All photos Marc Montocchio / www.occhioinc.com.
The taxi plummeted down the dark, steep drive and came to an abrupt halt in front of the entrance to C dock. I paid the fare, collected my mountain of gear and stood for a moment in the orange glow of the light over the gate, its vertical post tattooed with boat stickers. As I looked down the hallowed, weathered boards of the protruding pier, I thought, "So this is it." If you have the blue fever coursing through your veins, this is the place to be - Red Hook, St. Thomas, under a late-summer moon.
Capt. Matt Mauldwin met me at the gate and we walked back down the dock toward Click Through, a 68-foot Wanchese custom Carolina boat tugging at her lines in the right corner pocket of C dock at American Yacht Harbor. We passed transom after transom plastered with some of the most recognizable names in blue-marlin fishing - names like Uno Mas, The Big O and Tyson's Pride. They were all here. Looking east to A and B docks, through the endless aluminum forest of stowed outriggers, I could see a snowstorm of upside-down white pennants registering the day's releases. That's what brought me here - the blue marlin that arrive in droves each summer and fall. What had begun in my imagination a few years back was now becoming a focused mission. I wanted to photograph a free-swimming, feeding blue marlin.
First Attempts
With the help of Keith English, the owner of Click Through, and his very able crew of Capt. Mauldwin and mate Courtney Stanley, I began this seemingly impossible task a few months earlier at another epic marlin destination - Bermuda. And since there's no book entitled Photographing Free-Swimming Blue Marlin for Dummies to be found on Amazon.com, we started on a trial-and-error basis. We took away some encouragement from our lackluster early shots, but they were far from successful. The early technique consisted of me jumping off the back of Click Through as soon as we raised a fish, while the boat cruised along at 8 knots. The mate would drag the teaser lure over my head in the hope that there would be a billfish behind it.

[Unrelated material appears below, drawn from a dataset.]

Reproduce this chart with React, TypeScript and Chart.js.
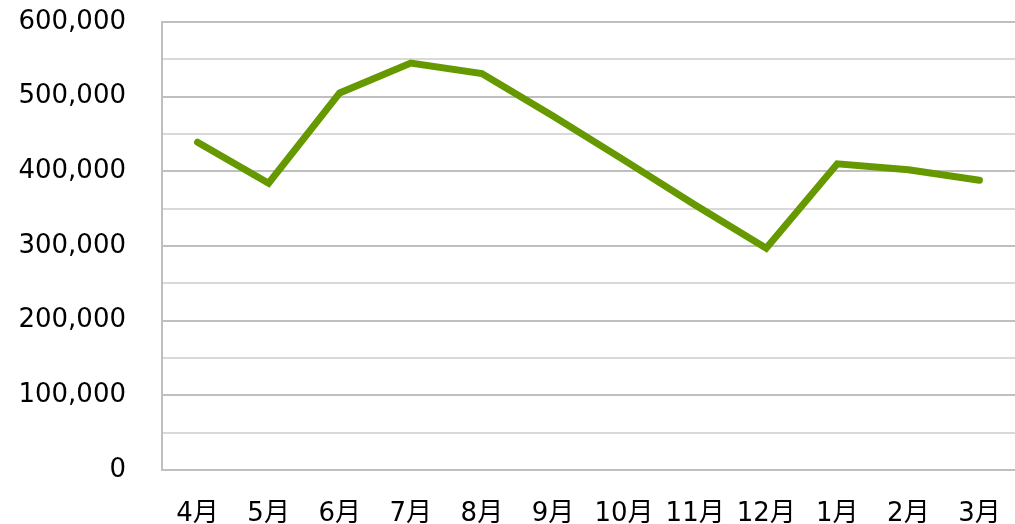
import React, { useEffect, useRef } from "react";
import { Chart, registerables } from "chart.js";

Chart.register(...registerables);

const months = ["4月", "5月", "6月", "7月", "8月", "9月", "10月", "11月", "12月", "1月", "2月", "3月"];
const sales = [439000, 384000, 505000, 545000, 531000, 474000, 415000, 355000, 297000, 410000, 402000, 388000];
const yTicks = [0, 100000, 200000, 300000, 400000, 500000, 600000];

export default function App() {
  const ref = useRef<HTMLCanvasElement | null>(null);
  useEffect(() => {
    document.body.style.margin = "0";
    const ctx = ref.current!;
    const chart = new Chart(ctx, {
      type: "line",
      data: {
        labels: months,
        datasets: [
          {
            data: sales,
            borderColor: "#669900",
            borderWidth: 7,
            borderCapStyle: "round",
            borderJoinStyle: "miter",
            pointRadius: 0,
            tension: 0,
            fill: false,
          },
        ],
      },
      options: {
        animation: false,
        responsive: false,
        maintainAspectRatio: false,
        layout: { padding: { top: 22, right: 0, left: 0, bottom: 0 } },
        plugins: { legend: { display: false }, tooltip: { enabled: false } },
        scales: {
          x: {
            offset: true,
            grid: { display: false, drawTicks: false },
            border: { display: false },
            ticks: {
              color: "#000",
              font: { family: "'DejaVu Sans', 'Noto Sans CJK JP'", size: 26 },
              padding: 29,
              maxRotation: 0,
              autoSkip: false,
            },
            afterFit: (s: any) => {
              s.height = 54;
              s.paddingLeft = 0;
              s.paddingRight = 0;
            },
          },
          y: {
            min: 0,
            max: 600000,
            grid: {
              color: (c: any) => (c.tick && c.tick.value % 100000 === 0 ? "#bfbfbf" : "#d9d9d9"),
              lineWidth: 2,
              drawTicks: false,
            },
            border: { display: true, color: "#bfbfbf", width: 2 },
            ticks: {
              stepSize: 50000,
              color: "#000",
              padding: 36,
              font: { family: "'DejaVu Sans'", size: 26 },
              callback: (v: any) => (yTicks.includes(Number(v)) ? Number(v).toLocaleString("en-US") : ""),
            },
            afterFit: (s: any) => {
              s.width = 162;
              s.paddingTop = 0;
              s.paddingBottom = 0;
            },
          },
        },
      },
    });
    return () => chart.destroy();
  }, []);
  return <canvas ref={ref} width={1015} height={524} style={{ display: "block" }} />;
}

Jumping off a 68-foot boat at 8 knots is not as simple as it sounds. As soon as you hit the water, the violent vortices created by the spinning propellers instantly suck you into what feels like a slinky spring that's been tossed down the side of a cliff. In a matter of seconds, what looks like a foot-long silver arrow, produced by the swivel, comes straight at you, followed by a bull-nosed, silver mass about 4 inches in diameter and 2 feet long. The lure is inside that silver mass!
Now, this is where I have to tread lightly to avoid getting bogged down by the age-old argument about lure color. From what I've witnessed bobbing around in the spread, at 8 knots, there is no color at all! The lure is encased in a sparkling shroud of cavitations tapering off like the tail of a comet. Ever so slight flecks of subtle color can be seen as tips of the skirt try to escape the back of the bubble trail, but nothing more than a mere hint of color on the head or skirt is detectable.
And it was this fleeting aspect of the operation that dictated that I didn't need to see big fish; I needed to see lots of fish. If I was lucky, the hookless teaser comet trail would be followed, a fraction of a second later, by the bill of a fish pointed straight at me. The entire encounter typically ends as quickly as it begins.
As luck would have it, after winning the Bermuda Triple Crown, English decided to move his boat south to St. Thomas for the August moon and the start of the Boy Scout Tournament. Fishing around the fall moons in St. Thomas presented a great opportunity to continue our quest, and English invited me to join the boat for the September moon. Armed with new ideas and some great advice, I boarded Click Through a few days before the moon, intending to spend seven days zigzagging along the world-famous North Drop, in pursuit of the shot.